White House press secretary Karine Jean-Pierre, in sharing that news with reporters, focused on the fact that LaBolt would be the first openly gay communications director at the White House and also highlighted how Bedingfield had embraced a nickname derived from an alleged quote about Biden’s 2020 campaign team from then-President Trump.
Bedingfield out, LaBolt in
The White House announced on Friday that “Kate Bedingfield, who has served as White House Communications Director since President Biden’s inauguration, will leave the White House at the end of February and will be replaced as White House Communications Director by Ben LaBolt.”
The statement noted how Bedingfield had first started working for then-Vice President Biden as his communications director in 2015 and then served as deputy campaign manager for Biden’s 2020 effort before settling in as head of his communications team in the White House once he fully assumed office.
As for LaBolt, who also worked with Biden during the Obama administration, he was credited with helping get Supreme Court Justice Ketanji Brown Jackson confirmed and for providing advice on personnel appointments and nominations during the transition period between the Trump and Biden administrations.
“Since my time as Vice President, Kate has been a loyal and trusted adviser, through thick and thin,” Biden said in the statement. “She was a critical strategic voice from the very first day of my presidential campaign in 2019 and has been a key part of advancing my agenda in the White House.”
“Ben has big shoes to fill. I look forward to welcoming him back as a first-rate communicator who’s shown his commitment to public service again and again, and who has a cutting-edge understanding of how Americans consume information,” he added of LaBolt. “I saw him fight for Justice Jackson, and he put his all into helping us make history confirming our cabinet and subcabinet nominees. I’m proud to have him rejoin this team.”
Bedingfield the “captain of the Team of Killers”
During Friday’s press briefing, White House press secretary Jean-Pierre lamented how “bittersweet” it was to announce the sad news of the impending resignation of Bedingfield paired with her joy in regard to LaBolt being her replacement, both of whom she considered to be dear friends.
With regard to Bedingfield, Jean-Pierre said, “I understand that after a certain previous occupant of this White House, whose name will be nameless, but — as you know who this person is — he got angry and yelled and said, quote, ‘Biden has a team of killers. All I’ve got — all I’ve got is a defense,'” in reference to an alleged quote from then-President Trump in a June 2020 New York Times article.

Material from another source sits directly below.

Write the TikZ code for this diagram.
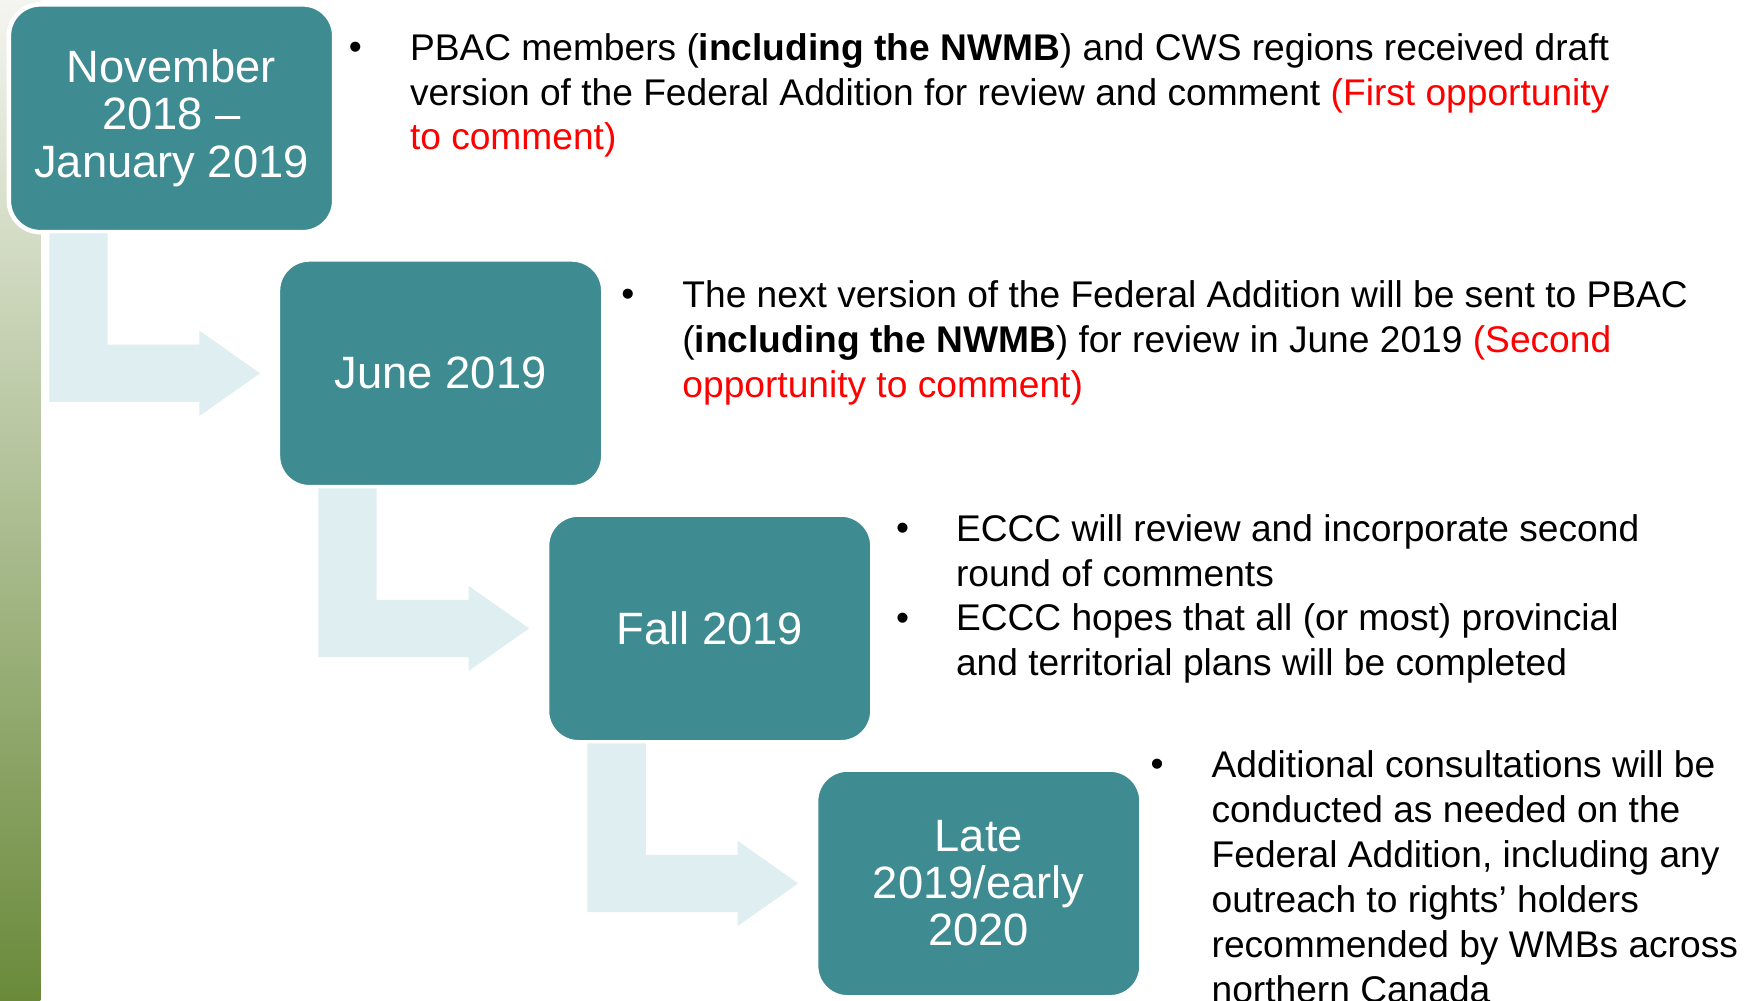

“Okay, that was in the campaign. That was — the campaign communications team started calling Kate and the captain — the captain of the Team [of] Killers,” she added. “That doesn’t surprise me at all because if there’s one thing Kate is, is she is a leader.”
As for LaBolt, Jean-Pierre noted her personal experience with him over the years and said, “I also knew — I also know that Ben is making history — as you know, we believe, here in the Biden-Haris White House, that representation matters. He will be the first openly gay Communications Director, which is very, very important indeed.”
Bedingfield talked out of resigning last year
Interestingly enough, this isn’t the first time that the White House has announced Bedingfield’s imminent resignation, as ABC News reported in July 2022 that the communications director had planned to leave that job but had been talked into staying longer by President Biden himself and White House Chief of Staff Ron Klain.
In sharing her change of plans with staffers at that time, Bedingfield said that she had realized that “I’m not done here and there is so much more good work to do,” and that the remaining work was “too important and too energizing” to leave unfinished while she still had “a lot of gas left in the tank.”